Panel DiscussionA panel discussion will follow the lectures. The speakers will be joined by Carrie Rebora Barratt, curator of American paintings and sculpture, The Metropolitan Museum of Art; Ellen G. Miles, curator of painting and sculpture, National Portrait Gallery, Smithsonian Institution; William Pressly, professor of art history, University of Maryland; and Damie Stillman, John W. Shirley Professor Emeritus of Art History, University of Delaware.
About the Edgar P. Richardson Symposium
Named in honor of Edgar P. Richardson (1902–1985), this symposium pays tribute to Mr. Richardson's significant contributions to the field of American art. During his career, he distinguished himself as a scholar; as a director of both the Detroit Institute of Art and the H. F. du Pont Winterthur Museum; as a cofounder of the Archives of American Art; as a president and board member of the Pennsylvania Academy of the Fine Arts; and as a commissioner of the Smithsonian’s National Portrait Gallery from 1966 until 1979.
Mr. Richardson invigorated the study of American art through exhibitions and such publications as his Painting in America: The Story of Four Hundred Fifty Years (1956), and also by giving other scholars the tools to follow in his footsteps.

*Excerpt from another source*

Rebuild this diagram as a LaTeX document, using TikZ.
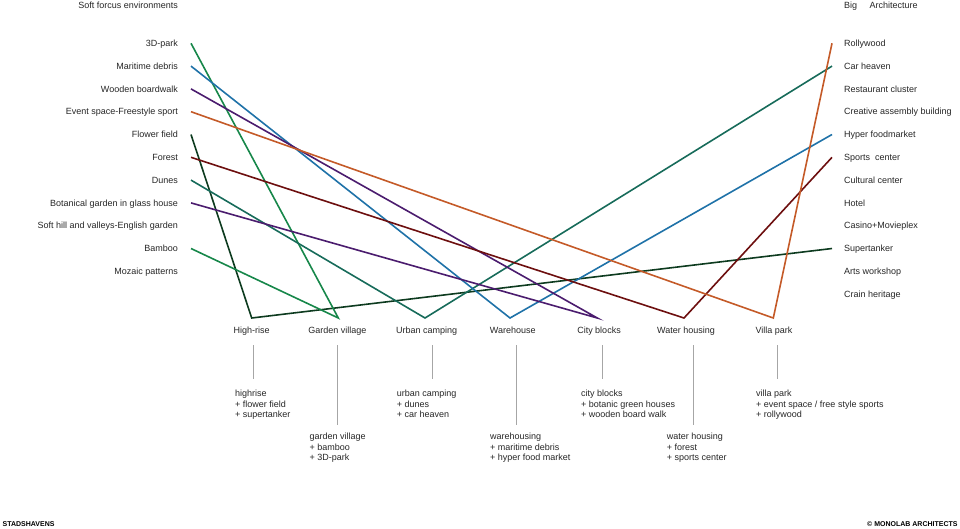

Above all, he sought to inspire, arguing, "The serious, critical study of American art is required...to enable us to understand ourselves as a people."
The Edgar P. Richardson Symposium was established at the National Portrait Gallery with the generous support of Mr. Richardson's longtime friend and fellow former National Portrait Gallery commissioner, Mr. Robert L. McNeil Jr.
The symposium is jointly organized by the National Portrait Gallery and the National Gallery of Art.